1.3 Artistic authors
A second key feature concerns the point that when we think of art, we immediately have to think about who makes it. That is, we have to consider the identity of the artist. By this, we do not just mean ‘male’ or ‘female’, ‘white’ or ‘black’, but what kind of artist this is: a ‘modernist’; a ‘postmodernist’; a ‘pre-modernist’, even. For each of these leads to a radically different relationship between the work of art and its spectator.
In our post-Romantic culture, we tend to conceive artistic authors in resolutely individual terms. One traditional idea associated with the concept of the artist (an idea very much contested today), is that of the ‘genius’. A related series of factors, again now subject to academic challenge but together constituting something like a ‘commonsense’ of the notion of the artist, include ideas of ‘creativity’, ‘sincerity’, ‘originality’, ‘authenticity’ .

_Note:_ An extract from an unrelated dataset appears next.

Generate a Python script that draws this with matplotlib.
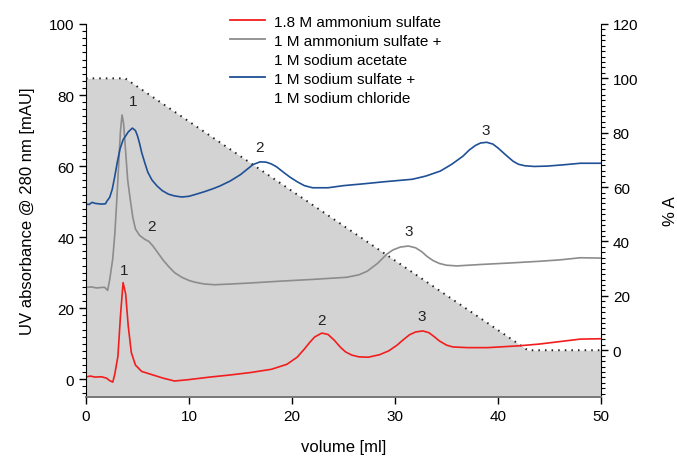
import matplotlib
matplotlib.use("Agg")
import matplotlib.pyplot as plt
from matplotlib.lines import Line2D
from matplotlib.ticker import MultipleLocator

plt.rcParams["font.family"] = ["Liberation Sans", "DejaVu Sans"]

RED = "#f21d1d"; GRAY = "#8c8c8c"; BLUE = "#1f4f95"; FILL = "#d3d3d3"

# 1.8 M ammonium sulfate
red_x = [0, 0.4, 0.9, 1.5, 2.0, 2.3, 2.6, 2.8, 3.1, 3.35, 3.6, 3.85, 4.1, 4.4, 4.8, 5.4, 6.5,
         7.5, 8.6, 10, 12, 14, 16, 18, 19.5, 20.5, 21.2, 21.7, 22.2, 22.9, 23.5, 24.1, 24.7,
         25.2, 25.8, 26.5, 27.4, 28.5, 29.4, 30.2, 30.8, 31.4, 32.0, 32.7, 33.3, 33.8, 34.3,
         35.0, 35.6, 37, 39, 42, 44, 46, 48, 50]
red_y = [0.6, 0.9, 0.6, 0.7, 0.3, -0.4, -0.8, 1.5, 6.5, 18, 27.2, 24, 15, 7.5, 4.0, 2.2, 1.2,
         0.3, -0.5, -0.1, 0.6, 1.2, 1.9, 2.8, 4.2, 6.2, 8.5, 10.3, 11.9, 13.0, 12.6, 11.0, 9.0,
         7.7, 6.8, 6.3, 6.2, 6.9, 8.0, 9.6, 11.1, 12.5, 13.3, 13.6, 13.1, 12.0, 10.8,
         9.6, 9.1, 8.9, 8.9, 9.4, 9.9, 10.6, 11.3, 11.4]

# 1 M ammonium sulfate + 1 M sodium acetate
gray_x = [0, 0.5, 1.0, 1.8, 2.1, 2.3, 2.6, 2.8, 3.0, 3.2, 3.35, 3.5, 3.65, 3.85, 4.05, 4.3,
          4.55, 4.8, 5.2, 5.7, 6.1, 6.5, 7.0, 7.5, 8.0, 8.6, 9.3, 10.0, 10.6, 11.5, 12.5, 14,
          16, 18.8, 22, 25.3, 26.5, 27.3, 28.3, 29.2, 29.8, 30.5, 31.3, 32.0, 32.6, 33.1,
          33.7, 34.3, 35, 36, 38.3, 41, 44, 46, 48, 50]
gray_y = [25.8, 26.0, 25.7, 25.9, 25.0, 28, 34, 41, 51, 62, 70, 74.4, 72, 64, 56, 50.5,
          45.5, 42.3, 40.5, 39.4, 38.8, 37.5, 35.5, 33.5, 31.8, 30, 28.7, 27.8, 27.3, 26.8,
          26.6, 26.8, 27.1, 27.6, 28.1, 28.7, 29.4, 30.4, 32.6, 35.2, 36.4, 37.2, 37.5, 37.0,
          35.9, 34.6, 33.4, 32.6, 32.1, 31.9, 32.3, 32.7, 33.2, 33.6, 34.2, 34.1]

# 1 M sodium sulfate + 1 M sodium chloride
blue_x = [0, 0.3, 0.6, 0.9, 1.5, 1.9, 2.0, 2.3, 2.55, 2.8, 3.05, 3.3, 3.6, 3.85, 4.1, 4.5,
          4.8, 5.0, 5.2, 5.4, 5.7, 6.0, 6.4, 6.9, 7.4, 8.0, 8.6, 9.3, 10.0, 10.6, 11.5, 12.3,
          13, 14, 15, 15.6, 16.2, 16.9, 17.5, 18.0, 18.5, 19.2, 19.8, 20.5, 21.2, 22, 23.5,
          25, 26.9, 29, 31.7, 33, 34.4, 35.5, 36.6, 37.2, 37.8, 38.3, 38.9, 39.5, 40.0, 40.5,
          41.0, 41.5, 42.0, 42.6, 43.5, 44.8, 46.5, 48, 50]
blue_y = [49.3, 49.2, 49.8, 49.5, 49.3, 49.4, 50.0, 51.2, 53.5, 57.2, 61.3, 64.8, 67.4, 68.5,
          69.6, 70.7, 70.0, 68.5, 66.4, 63.9, 61, 58.3, 56.1, 54.4, 53.1, 52.1, 51.6, 51.3,
          51.5, 52, 52.8, 53.6, 54.4, 55.8, 57.6, 59, 60.4, 61.2, 61.1, 60.6, 59.8, 58.2,
          56.9, 55.6, 54.5, 53.9, 53.9, 54.5, 55, 55.6, 56.3, 57.2, 58.6, 60.5, 62.8, 64.5,
          65.8, 66.5, 66.7, 66.2, 65.1, 63.8, 62.5, 61.3, 60.5, 60.1, 59.9, 60, 60.4, 60.8,
          60.8]

# gradient (% A)
grad_x = [0, 3.8, 42.9, 50]
grad_y = [100, 100, 0, 0]

labels = ["1.8 M ammonium sulfate", "1 M ammonium sulfate +", "1 M sodium acetate",
          "1 M sodium sulfate +", "1 M sodium chloride"]

# peak numbers: (text, x, y)
peaks = [("1", 3.7, 30.7), ("2", 22.9, 16.6), ("3", 32.6, 17.8),
         ("1", 4.6, 78.3), ("2", 6.4, 43.1), ("3", 31.3, 41.6),
         ("2", 16.8, 65.4), ("3", 38.8, 70.1)]

fig = plt.figure(figsize=(6.77, 4.60), dpi=100)
ax = fig.add_axes([86/677, 62/460, 515/677, 373/460])
ax2 = ax.twinx()
ax.set_zorder(ax2.get_zorder() + 1)
ax.patch.set_visible(False)

ax2.fill_between(grad_x, -17.2, grad_y, color=FILL, lw=0)
ax2.plot(grad_x, grad_y, color="#222222", lw=1.4, ls=(0, (0.8, 2.6)))

ax.plot(red_x, red_y, color=RED, lw=1.2)
ax.plot(gray_x, gray_y, color=GRAY, lw=1.2)
ax.plot(blue_x, blue_y, color=BLUE, lw=1.2)

for t, x, y in peaks:
    ax.text(x, y, t, ha="center", va="center", fontsize=11, color="#222222")

ax.set_xlim(0, 50)
ax.set_ylim(-5, 100)
ax2.set_ylim(-17.2, 120)

ax.xaxis.set_major_locator(MultipleLocator(10))
ax.yaxis.set_major_locator(MultipleLocator(20))
ax.yaxis.set_minor_locator(MultipleLocator(2))
ax2.yaxis.set_major_locator(MultipleLocator(20))
ax2.yaxis.set_minor_locator(MultipleLocator(2))
ax.tick_params(axis="both", labelsize=11, direction="out", length=5, width=1)
ax.tick_params(axis="y", which="minor", length=3, width=0.8)
ax2.tick_params(axis="y", labelsize=11, direction="out", length=5, width=1)
ax2.tick_params(axis="y", which="minor", length=3, width=0.8)

for a in (ax, ax2):
    a.spines["top"].set_visible(False)
    a.spines["bottom"].set_color("#777777")
    a.spines["bottom"].set_linewidth(1.2)
ax2.spines["left"].set_visible(False)
ax.spines["right"].set_visible(False)

ax.set_xlabel("volume [ml]", fontsize=12, labelpad=12)
ax.set_ylabel("UV absorbance @ 280 nm [mAU]", fontsize=12, labelpad=10)
ax2.set_ylabel("% A", fontsize=12, labelpad=18)

handles = [Line2D([], [], color=RED, lw=1.3), Line2D([], [], color=GRAY, lw=1.3),
           Line2D([], [], color="none"), Line2D([], [], color=BLUE, lw=1.3),
           Line2D([], [], color="none")]
ax.legend(handles, labels, loc="upper left", bbox_to_anchor=(222/677, 1 - 8/460),
          bbox_transform=fig.transFigure, frameon=False, fontsize=11, handlelength=2.3,
          handletextpad=0.6, labelspacing=0.33, borderpad=0)

fig.savefig("out.png", dpi=100)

Clearly this idea does not fit very well with, say, a Renaissance workshop. Not that this prevents certain Renaissance ‘masters’ of workshops being considered as paradigms of the artist (Titian in Italy, Cranach in Northern Europe, are cases in point). But it gets more difficult when we go back to medieval times, and the names of workshop masters tend not to be known to us. And it gets very difficult indeed when we encounter cultures whose conception of the individual, of the individual’s relation to society, let alone of ideas of creativity – not to mention self-expression – are radically dissimilar from ours.

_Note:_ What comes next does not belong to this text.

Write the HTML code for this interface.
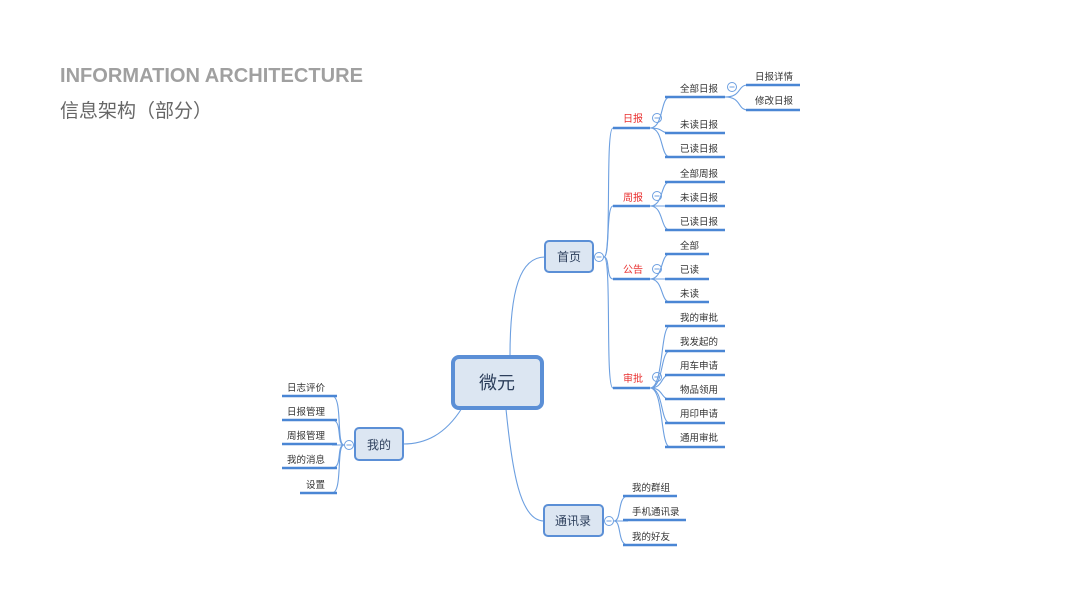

There is no point bringing to bear the criteria one would employ to appreciate a seventeenth-century painting by Le Brun to a late nineteenth-century painting by Van Gogh. Likewise, there is no point applying the criteria one would bring to the Van Gogh to a contemporary installation by Louise Bourgeois. So in a world where Tracey Emin is an artist (a fully accredited member of the Royal Academy), in what sense are the makers of Nebamun’s tomb-chapel ‘artists’?